In its fourth-quarter letter to investors, Trapeze Asset Management explained why it is likely to sell its Apple stake:
“When we bought Apple a few months ago we noted that at 12x forward earnings investors were not paying the respect it deserved given the company’s continued dominance of high-end smart phones, envious margins and an iPhone 8 super cycle ahead. Just a few months later—despite no developments other than an in-line quarter—Apple has risen very close to our FMV estimate. The market’s sudden enthusiasm for Apple is a good reminder of how expectations can change so quickly—even for the largest company in the world. As value investors, we seek to exploit such mispricing and volatility. We are likely to part with our Apple shares in the near future and deploy proceeds into another company where the risk/reward is more favourable.”

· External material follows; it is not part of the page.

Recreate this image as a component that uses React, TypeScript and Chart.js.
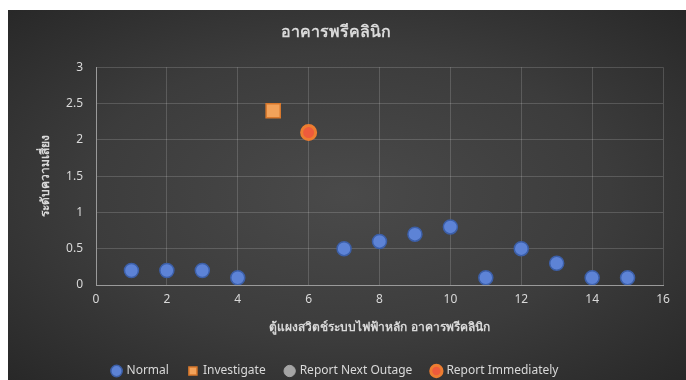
import React, { useEffect, useRef } from "react";
import { Chart, registerables } from "chart.js";

Chart.register(...registerables);

const chartTitle = "อาคารพรีคลินิก";
const xTitle = "ตู้แผงสวิตช์ระบบไฟฟ้าหลัก อาคารพรีคลินิก";
const yTitle = "ระดับความเสี่ยง";

const normalX = [1, 2, 3, 4, 7, 8, 9, 10, 11, 12, 13, 14, 15];
const normalY = [0.2, 0.2, 0.2, 0.1, 0.5, 0.6, 0.7, 0.8, 0.1, 0.5, 0.3, 0.1, 0.1];
const investigateX = [5];
const investigateY = [2.4];
const nextOutageX: number[] = [];
const nextOutageY: number[] = [];
const immediateX = [6];
const immediateY = [2.1];

const pts = (xs: number[], ys: number[]) => xs.map((x, i) => ({ x, y: ys[i] }));

const FONT = "'Noto Sans', 'Liberation Sans', sans-serif";
const TXT = "#d9d9d9";

export default function App() {
  const ref = useRef<HTMLCanvasElement>(null);
  useEffect(() => {
    if (!ref.current) return;
    const chart = new Chart(ref.current, {
      type: "scatter",
      data: {
        datasets: [
          {
            label: "Normal",
            data: pts(normalX, normalY),
            pointStyle: "circle",
            pointRadius: 7,
            backgroundColor: "#5d83d6",
            borderColor: "#3c5fa8",
            borderWidth: 1.5,
          },
          {
            label: "Investigate",
            data: pts(investigateX, investigateY),
            pointStyle: "rect",
            pointRadius: 10,
            backgroundColor: "#f2a25a",
            borderColor: "#d8782c",
            borderWidth: 1.5,
          },
          {
            label: "Report Next Outage",
            data: pts(nextOutageX, nextOutageY),
            pointStyle: "circle",
            pointRadius: 4,
            backgroundColor: "#a5a5a5",
            borderColor: "#a5a5a5",
            borderWidth: 1,
          },
          {
            label: "Report Immediately",
            data: pts(immediateX, immediateY),
            pointStyle: "circle",
            pointRadius: 7,
            backgroundColor: "#ee5b3c",
            borderColor: "#ed7d31",
            borderWidth: 3,
          },
        ],
      },
      options: {
        animation: false,
        responsive: true,
        maintainAspectRatio: false,
        layout: { padding: { left: 0, right: 23, top: 0, bottom: -7 } },
        plugins: {
          tooltip: { enabled: false },
          title: {
            display: true,
            text: chartTitle,
            color: TXT,
            font: { family: FONT, size: 16, weight: "bold" },
            padding: { top: 13, bottom: 25 },
          },
          legend: {
            position: "bottom",
            labels: {
              usePointStyle: true,
              color: TXT,
              font: { family: FONT, size: 12 },
              padding: 20,
              boxWidth: 8,
              boxHeight: 8,
            },
          },
        },
        scales: {
          x: {
            type: "linear",
            min: 0,
            max: 16,
            ticks: { stepSize: 2, color: TXT, font: { family: FONT, size: 12 }, padding: 7 },
            grid: { color: "rgba(255,255,255,0.16)", drawTicks: false },
            border: { color: "#9a9a9a", width: 1 },
            title: {
              display: true,
              text: xTitle,
              color: TXT,
              font: { family: FONT, size: 12, weight: "bold" },
              padding: { top: 0, bottom: 10 },
            },
            afterFit: (s: any) => {
              s.height = 60;
            },
          },
          y: {
            min: 0,
            max: 3,
            ticks: {
              stepSize: 0.5,
              color: TXT,
              font: { family: FONT, size: 12 },
              padding: 13,
              callback: (v: any) => String(Number(v)),
            },
            grid: { color: "rgba(255,255,255,0.16)", drawTicks: false },
            border: { color: "#9a9a9a", width: 1 },
            title: {
              display: true,
              text: yTitle,
              color: TXT,
              font: { family: FONT, size: 12, weight: "bold" },
              padding: { top: 30, bottom: 0 },
            },
            afterFit: (s: any) => {
              s.width = 88;
            },
          },
        },
      },
    });
    return () => chart.destroy();
  }, []);
  return (
    <div
      style={{
        position: "fixed",
        left: 8,
        top: 10,
        width: 678,
        height: 370,
        overflow: "hidden",
        background: "radial-gradient(ellipse at center, #4a4a4a 0%, #3c3c3c 55%, #282828 100%)",
      }}
    >
      <canvas ref={ref} />
    </div>
  );
}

During the fourth quarter, Apple Inc. (NASDAQ:AAPL)’s stock inched up by less than 3%. Looking at its graph, we can see that the stock plunged following its event at the end of October during which the company announced a number of products including a new MacBook. Apparently investors were disappointed by higher-than-expected pricing. In addition, the market was also performing rather poorly weeks ahead of the Presidential election. The stock took another dive right after the election, as investors started piling into other companies expected to benefit under the Trump administration, such as banking, while tech stocks lost ground over uncertainty related to foreign trade policies and possible changes in domestic regulations.
Nevertheless, since mid-November the stock has been gaining ground and is currently nearly 20% in the green year-to-date, as the company posted better-than-expected quarterly results and showed a return to iPhone sales growth with the latest device. Investors also have positive expectations for the iPhone 8, which is expected to be released later this year. Another positive catalyst for the stock is the possible changes to tax laws, which could lead to cuts in corporate taxes as promised by the Trump administration. Apple Inc. (NASDAQ:AAPL) has a lot of cash stashed overseas, so a lower tax rate could allow the tech giant to repatriate the money, a large chunk of which will likely be returned to shareholders, with the rest being spent on M&A deals.

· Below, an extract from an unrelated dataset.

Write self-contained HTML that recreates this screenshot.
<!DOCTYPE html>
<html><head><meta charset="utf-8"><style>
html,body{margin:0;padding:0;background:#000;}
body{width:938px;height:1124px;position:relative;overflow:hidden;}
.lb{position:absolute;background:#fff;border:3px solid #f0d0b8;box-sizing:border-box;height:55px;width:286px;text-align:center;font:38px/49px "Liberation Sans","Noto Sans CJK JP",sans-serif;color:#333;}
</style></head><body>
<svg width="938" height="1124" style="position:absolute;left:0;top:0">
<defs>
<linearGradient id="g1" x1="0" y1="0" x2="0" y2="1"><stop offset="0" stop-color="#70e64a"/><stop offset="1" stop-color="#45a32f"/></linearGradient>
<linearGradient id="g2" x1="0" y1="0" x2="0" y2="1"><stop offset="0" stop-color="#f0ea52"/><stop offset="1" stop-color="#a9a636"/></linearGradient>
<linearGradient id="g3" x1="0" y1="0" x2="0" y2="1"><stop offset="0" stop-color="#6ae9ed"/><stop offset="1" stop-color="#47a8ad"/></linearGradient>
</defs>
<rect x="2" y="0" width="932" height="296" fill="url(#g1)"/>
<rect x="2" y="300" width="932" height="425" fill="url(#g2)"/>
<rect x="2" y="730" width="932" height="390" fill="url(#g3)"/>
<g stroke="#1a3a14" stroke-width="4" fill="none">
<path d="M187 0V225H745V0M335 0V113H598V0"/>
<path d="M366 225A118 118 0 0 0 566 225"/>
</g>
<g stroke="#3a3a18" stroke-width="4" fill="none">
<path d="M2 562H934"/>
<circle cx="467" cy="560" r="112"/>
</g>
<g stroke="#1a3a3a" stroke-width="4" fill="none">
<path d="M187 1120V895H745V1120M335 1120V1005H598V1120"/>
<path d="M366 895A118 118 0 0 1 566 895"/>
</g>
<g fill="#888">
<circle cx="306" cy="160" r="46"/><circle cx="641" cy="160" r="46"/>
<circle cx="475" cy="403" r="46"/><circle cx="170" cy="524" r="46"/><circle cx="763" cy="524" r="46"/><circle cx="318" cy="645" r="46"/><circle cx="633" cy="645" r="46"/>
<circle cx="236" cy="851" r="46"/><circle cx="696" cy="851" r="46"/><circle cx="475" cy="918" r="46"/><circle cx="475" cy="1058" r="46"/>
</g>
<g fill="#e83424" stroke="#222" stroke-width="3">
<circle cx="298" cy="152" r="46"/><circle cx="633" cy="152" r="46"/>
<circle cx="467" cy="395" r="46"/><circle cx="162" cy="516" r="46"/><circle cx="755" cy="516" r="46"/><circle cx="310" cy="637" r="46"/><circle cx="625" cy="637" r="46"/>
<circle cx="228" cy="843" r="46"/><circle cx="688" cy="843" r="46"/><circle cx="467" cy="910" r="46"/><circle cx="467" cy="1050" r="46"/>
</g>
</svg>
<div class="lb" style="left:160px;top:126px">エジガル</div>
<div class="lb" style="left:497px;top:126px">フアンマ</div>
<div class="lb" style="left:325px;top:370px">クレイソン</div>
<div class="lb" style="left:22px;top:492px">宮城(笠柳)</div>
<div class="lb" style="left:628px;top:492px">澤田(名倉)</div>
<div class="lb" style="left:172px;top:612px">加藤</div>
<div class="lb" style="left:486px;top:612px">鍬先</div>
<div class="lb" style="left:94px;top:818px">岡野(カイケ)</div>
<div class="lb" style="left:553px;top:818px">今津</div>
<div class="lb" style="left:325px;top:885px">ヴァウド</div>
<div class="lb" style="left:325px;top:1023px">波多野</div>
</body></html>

Trading at around 17-times earnings, Apple Inc. (NASDAQ:AAPL) is not as attractive as it was a couple of months ago, when it was trading at a 12-14 multiple. Nevertheless, it is still lower than the S&P 500 average P/E of 21, so it could be seen as a bargain in that light.
Bear case
However, there still are risks, one of the biggest being the high competition in the market. Apple has become the most valuable brand in the world, mainly due to the wide success of the iPhone. The company’s other products are creating an ecosystem centered around the iPhone and, in this way, we can say that Apple is not selling a phone, or a watch, or a laptop, it is selling a lifestyle, which is not necessarily a good thing. Even though iPhone sales have been strong, it’s clear that Apple has been lagging on the technology front lately. It’s just not as innovative as it used to be. Remember BlackBerry Ltd (NASDAQ:BBRY)? Over 10 years ago, a Blackberry was the must-have of every businessman. It was a useful device that also showed the world that you are an important person that must always be connected. Then the iPhone came and things changed and Blackberry’s stock plunged by over 90% (since 2007).

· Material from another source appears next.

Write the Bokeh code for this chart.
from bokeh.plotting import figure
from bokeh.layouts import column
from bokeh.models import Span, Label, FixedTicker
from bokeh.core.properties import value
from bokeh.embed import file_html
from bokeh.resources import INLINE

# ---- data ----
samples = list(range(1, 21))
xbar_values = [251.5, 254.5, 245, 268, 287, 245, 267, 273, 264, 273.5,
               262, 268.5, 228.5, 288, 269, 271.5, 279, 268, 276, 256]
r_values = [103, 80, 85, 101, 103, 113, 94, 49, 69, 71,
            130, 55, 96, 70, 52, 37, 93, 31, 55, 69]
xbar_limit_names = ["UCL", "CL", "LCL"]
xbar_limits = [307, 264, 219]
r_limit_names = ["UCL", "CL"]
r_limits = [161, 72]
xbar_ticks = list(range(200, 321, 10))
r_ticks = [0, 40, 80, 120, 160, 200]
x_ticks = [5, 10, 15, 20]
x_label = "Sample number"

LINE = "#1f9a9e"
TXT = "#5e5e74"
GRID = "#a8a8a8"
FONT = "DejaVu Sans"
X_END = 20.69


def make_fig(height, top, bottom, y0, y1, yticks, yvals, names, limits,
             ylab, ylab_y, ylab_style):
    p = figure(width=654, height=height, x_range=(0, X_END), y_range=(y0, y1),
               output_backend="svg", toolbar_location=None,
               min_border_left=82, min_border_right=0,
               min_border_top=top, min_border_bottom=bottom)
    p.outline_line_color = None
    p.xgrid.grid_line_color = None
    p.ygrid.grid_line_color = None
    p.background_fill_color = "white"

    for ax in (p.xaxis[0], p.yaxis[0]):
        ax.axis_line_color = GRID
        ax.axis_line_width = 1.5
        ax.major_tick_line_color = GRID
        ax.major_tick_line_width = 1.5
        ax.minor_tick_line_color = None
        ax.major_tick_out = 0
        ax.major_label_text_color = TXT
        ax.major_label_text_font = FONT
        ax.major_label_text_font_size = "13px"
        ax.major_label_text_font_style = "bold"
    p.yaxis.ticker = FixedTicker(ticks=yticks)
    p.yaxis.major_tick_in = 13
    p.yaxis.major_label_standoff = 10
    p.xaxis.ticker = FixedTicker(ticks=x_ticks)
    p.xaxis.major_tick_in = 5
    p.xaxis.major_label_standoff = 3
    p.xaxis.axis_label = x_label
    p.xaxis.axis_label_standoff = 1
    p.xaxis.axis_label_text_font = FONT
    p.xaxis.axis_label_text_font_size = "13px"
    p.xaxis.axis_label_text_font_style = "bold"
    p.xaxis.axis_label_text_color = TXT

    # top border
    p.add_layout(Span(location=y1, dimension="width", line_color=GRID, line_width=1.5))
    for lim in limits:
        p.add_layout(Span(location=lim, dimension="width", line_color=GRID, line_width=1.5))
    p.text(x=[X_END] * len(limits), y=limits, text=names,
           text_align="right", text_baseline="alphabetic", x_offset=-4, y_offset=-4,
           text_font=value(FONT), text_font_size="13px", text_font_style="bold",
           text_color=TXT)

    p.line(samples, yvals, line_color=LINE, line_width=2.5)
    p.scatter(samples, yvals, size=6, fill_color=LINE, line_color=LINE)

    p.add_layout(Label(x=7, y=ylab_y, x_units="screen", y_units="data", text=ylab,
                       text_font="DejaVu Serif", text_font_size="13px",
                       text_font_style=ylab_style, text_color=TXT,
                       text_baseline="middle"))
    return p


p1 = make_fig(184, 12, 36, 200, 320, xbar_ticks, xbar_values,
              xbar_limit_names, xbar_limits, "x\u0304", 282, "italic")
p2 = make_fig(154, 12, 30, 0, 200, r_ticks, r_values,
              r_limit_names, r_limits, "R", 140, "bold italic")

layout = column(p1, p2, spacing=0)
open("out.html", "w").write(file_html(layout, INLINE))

I’ve spoken to Insider Monkey’s research director, Dr. Inan Dogan, who is not long-term bullish on Apple. “This is an extremely competitive industry and you can’t guarantee that Apple won’t be disrupted by a small start-up five years down the road.” A comparison with Blackberry and the current state of the smartphone market, which is slowly but steadily being conquered by small Chinese companies like Xiaomi or Huawei, shows that a P/E of 17 might be too rich for a high-risk, low-return company like Apple.